--- Start ---
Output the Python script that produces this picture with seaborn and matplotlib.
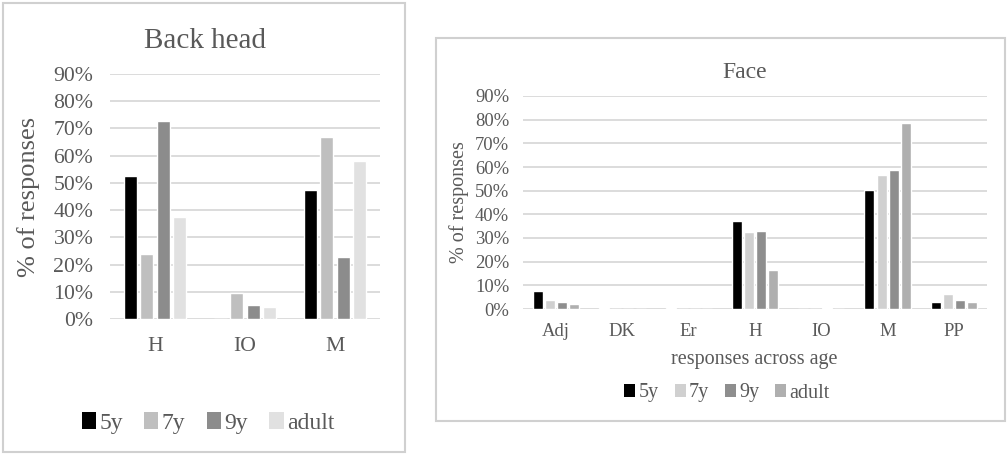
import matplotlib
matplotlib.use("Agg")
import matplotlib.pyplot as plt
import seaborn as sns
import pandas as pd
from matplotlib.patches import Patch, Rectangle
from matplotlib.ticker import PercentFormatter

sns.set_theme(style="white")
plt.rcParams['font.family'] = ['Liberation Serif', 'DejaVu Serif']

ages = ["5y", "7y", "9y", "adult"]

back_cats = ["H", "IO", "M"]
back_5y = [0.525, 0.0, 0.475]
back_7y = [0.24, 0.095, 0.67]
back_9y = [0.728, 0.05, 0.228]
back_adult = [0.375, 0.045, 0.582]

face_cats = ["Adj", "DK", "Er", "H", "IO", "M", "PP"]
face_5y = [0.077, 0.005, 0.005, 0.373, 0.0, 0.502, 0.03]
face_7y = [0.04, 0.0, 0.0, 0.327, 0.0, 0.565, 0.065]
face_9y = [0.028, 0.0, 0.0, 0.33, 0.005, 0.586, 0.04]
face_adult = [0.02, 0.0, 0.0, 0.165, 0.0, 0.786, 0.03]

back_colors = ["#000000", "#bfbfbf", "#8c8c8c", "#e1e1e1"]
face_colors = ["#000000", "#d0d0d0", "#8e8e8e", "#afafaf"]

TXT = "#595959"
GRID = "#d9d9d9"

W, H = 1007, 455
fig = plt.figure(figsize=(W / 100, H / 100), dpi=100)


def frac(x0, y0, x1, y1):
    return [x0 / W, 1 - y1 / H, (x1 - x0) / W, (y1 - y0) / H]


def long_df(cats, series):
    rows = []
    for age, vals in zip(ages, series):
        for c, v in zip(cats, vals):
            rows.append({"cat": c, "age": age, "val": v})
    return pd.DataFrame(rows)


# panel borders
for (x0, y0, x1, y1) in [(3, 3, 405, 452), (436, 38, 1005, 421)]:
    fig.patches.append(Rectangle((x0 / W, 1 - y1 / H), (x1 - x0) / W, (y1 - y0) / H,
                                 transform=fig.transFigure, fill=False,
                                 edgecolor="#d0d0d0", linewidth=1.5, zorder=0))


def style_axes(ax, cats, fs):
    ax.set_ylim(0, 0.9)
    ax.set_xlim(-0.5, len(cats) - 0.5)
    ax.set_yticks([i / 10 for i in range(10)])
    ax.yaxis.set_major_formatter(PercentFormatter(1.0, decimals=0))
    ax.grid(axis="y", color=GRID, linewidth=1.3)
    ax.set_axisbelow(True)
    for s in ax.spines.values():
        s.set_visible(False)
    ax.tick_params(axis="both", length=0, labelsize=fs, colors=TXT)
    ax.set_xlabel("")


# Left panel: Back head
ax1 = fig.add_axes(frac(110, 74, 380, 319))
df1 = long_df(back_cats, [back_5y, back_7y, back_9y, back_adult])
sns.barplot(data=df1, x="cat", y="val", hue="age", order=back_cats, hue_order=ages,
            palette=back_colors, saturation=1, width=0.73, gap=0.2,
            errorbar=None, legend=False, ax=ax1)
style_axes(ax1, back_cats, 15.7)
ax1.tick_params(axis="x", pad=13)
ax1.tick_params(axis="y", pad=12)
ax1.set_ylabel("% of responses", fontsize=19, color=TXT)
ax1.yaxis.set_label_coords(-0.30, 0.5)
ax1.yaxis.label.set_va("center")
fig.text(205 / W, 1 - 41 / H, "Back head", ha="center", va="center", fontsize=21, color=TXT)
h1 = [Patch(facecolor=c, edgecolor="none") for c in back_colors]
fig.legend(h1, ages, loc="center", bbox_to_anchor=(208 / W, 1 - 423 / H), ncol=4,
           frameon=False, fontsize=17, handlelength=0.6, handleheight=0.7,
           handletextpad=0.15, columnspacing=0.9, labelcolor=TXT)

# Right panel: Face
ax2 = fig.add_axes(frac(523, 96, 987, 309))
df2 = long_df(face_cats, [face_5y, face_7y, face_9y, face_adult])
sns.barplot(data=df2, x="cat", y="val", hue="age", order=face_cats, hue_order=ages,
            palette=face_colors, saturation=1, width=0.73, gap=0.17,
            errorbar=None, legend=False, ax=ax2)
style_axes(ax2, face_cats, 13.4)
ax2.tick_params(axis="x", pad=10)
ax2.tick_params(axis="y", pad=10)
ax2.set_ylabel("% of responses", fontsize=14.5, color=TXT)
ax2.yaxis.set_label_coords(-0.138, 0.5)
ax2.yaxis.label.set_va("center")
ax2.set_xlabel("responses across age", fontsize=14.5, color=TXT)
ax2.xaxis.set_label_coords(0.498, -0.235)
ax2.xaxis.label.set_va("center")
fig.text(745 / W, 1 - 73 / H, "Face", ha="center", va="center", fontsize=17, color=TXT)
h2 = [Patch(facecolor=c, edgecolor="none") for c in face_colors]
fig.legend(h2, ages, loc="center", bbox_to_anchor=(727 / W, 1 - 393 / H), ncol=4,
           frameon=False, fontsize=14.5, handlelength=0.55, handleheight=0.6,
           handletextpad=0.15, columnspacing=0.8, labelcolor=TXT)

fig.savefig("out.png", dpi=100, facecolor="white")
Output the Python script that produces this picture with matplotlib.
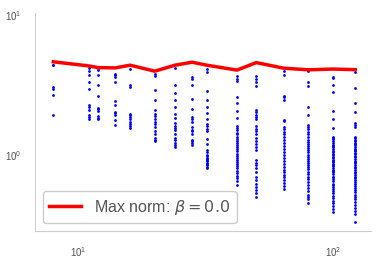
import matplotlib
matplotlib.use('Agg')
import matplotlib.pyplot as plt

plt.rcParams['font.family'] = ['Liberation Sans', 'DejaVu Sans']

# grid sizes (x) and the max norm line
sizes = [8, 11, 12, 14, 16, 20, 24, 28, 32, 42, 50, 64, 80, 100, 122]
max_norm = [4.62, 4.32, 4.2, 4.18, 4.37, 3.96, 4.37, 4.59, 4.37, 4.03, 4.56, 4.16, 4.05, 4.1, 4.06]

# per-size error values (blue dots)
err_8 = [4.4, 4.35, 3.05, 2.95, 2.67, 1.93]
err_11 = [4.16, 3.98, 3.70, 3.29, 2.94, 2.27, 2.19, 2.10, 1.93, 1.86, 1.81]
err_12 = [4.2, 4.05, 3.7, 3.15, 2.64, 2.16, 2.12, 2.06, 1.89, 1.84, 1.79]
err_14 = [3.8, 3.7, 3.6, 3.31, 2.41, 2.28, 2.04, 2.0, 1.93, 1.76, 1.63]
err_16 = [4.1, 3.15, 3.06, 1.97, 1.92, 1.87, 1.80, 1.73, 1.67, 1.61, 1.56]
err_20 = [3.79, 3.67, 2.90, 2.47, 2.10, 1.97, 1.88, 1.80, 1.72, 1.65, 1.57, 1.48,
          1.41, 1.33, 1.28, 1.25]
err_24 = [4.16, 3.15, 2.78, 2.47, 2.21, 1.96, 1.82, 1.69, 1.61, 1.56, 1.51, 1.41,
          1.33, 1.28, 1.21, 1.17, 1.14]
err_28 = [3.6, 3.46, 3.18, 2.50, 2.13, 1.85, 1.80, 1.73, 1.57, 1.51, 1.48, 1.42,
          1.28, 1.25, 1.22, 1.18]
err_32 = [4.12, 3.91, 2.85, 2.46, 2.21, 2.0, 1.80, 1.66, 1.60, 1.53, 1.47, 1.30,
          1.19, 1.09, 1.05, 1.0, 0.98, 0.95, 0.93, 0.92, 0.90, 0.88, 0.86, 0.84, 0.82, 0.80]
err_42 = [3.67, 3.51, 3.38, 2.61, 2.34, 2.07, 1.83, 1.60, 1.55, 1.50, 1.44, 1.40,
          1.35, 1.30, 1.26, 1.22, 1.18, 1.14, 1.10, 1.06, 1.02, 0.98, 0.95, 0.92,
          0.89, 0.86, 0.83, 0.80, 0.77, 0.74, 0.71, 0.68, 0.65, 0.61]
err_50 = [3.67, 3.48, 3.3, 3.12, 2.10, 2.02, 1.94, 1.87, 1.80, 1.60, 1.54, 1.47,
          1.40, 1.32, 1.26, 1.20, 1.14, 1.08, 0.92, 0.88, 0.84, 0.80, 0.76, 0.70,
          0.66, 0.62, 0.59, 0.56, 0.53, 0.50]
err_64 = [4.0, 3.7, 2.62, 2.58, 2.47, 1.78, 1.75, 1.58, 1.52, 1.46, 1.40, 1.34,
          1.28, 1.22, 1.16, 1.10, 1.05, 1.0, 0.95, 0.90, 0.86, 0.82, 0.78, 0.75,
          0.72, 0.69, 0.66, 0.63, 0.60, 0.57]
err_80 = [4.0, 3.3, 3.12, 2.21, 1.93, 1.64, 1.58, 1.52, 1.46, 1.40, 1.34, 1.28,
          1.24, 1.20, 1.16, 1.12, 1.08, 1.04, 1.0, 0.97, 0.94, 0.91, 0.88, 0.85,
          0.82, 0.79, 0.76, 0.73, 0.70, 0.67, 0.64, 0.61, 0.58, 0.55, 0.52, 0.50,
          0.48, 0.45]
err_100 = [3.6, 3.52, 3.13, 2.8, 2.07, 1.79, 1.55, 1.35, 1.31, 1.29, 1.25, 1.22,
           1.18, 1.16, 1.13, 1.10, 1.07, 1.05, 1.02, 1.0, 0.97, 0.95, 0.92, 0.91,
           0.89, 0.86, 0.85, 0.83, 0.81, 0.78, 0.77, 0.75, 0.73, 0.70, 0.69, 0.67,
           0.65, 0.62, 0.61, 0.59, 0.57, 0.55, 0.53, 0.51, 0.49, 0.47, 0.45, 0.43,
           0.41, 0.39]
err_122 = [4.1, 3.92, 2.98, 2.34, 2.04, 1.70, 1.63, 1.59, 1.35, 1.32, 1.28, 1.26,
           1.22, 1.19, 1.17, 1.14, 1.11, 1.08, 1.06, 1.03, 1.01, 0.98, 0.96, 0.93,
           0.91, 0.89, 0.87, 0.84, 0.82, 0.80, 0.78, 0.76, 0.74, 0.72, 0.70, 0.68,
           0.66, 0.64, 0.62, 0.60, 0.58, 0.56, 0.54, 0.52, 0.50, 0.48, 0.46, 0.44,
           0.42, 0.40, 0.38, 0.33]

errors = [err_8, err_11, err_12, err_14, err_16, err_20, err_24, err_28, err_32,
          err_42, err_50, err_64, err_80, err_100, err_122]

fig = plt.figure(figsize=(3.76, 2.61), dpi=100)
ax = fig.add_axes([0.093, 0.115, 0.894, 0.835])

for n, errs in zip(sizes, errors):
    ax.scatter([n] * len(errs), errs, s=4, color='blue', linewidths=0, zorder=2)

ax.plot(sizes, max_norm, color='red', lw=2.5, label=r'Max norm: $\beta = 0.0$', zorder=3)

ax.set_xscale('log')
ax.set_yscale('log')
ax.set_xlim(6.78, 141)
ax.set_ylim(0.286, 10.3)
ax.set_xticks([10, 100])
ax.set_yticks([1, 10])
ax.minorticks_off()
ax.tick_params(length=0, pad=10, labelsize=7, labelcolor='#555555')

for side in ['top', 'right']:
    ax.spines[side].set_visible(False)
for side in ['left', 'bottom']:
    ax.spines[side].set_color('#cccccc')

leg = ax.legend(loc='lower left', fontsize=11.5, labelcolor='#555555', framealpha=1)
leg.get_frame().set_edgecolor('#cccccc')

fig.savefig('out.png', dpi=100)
--- End ---
DO THIS — Pictures should be left out. Retype only the run of lines from the line containing "picture with matplotlib." to the line containing "plt.rcParams['font.family'] = ['Liberation Sans', 'DejaVu", inclusive.

CORRECT RESULT —
Output the Python script that produces this picture with matplotlib.
import matplotlib
matplotlib.use('Agg')
import matplotlib.pyplot as plt

plt.rcParams['font.family'] = ['Liberation Sans', 'DejaVu Sans']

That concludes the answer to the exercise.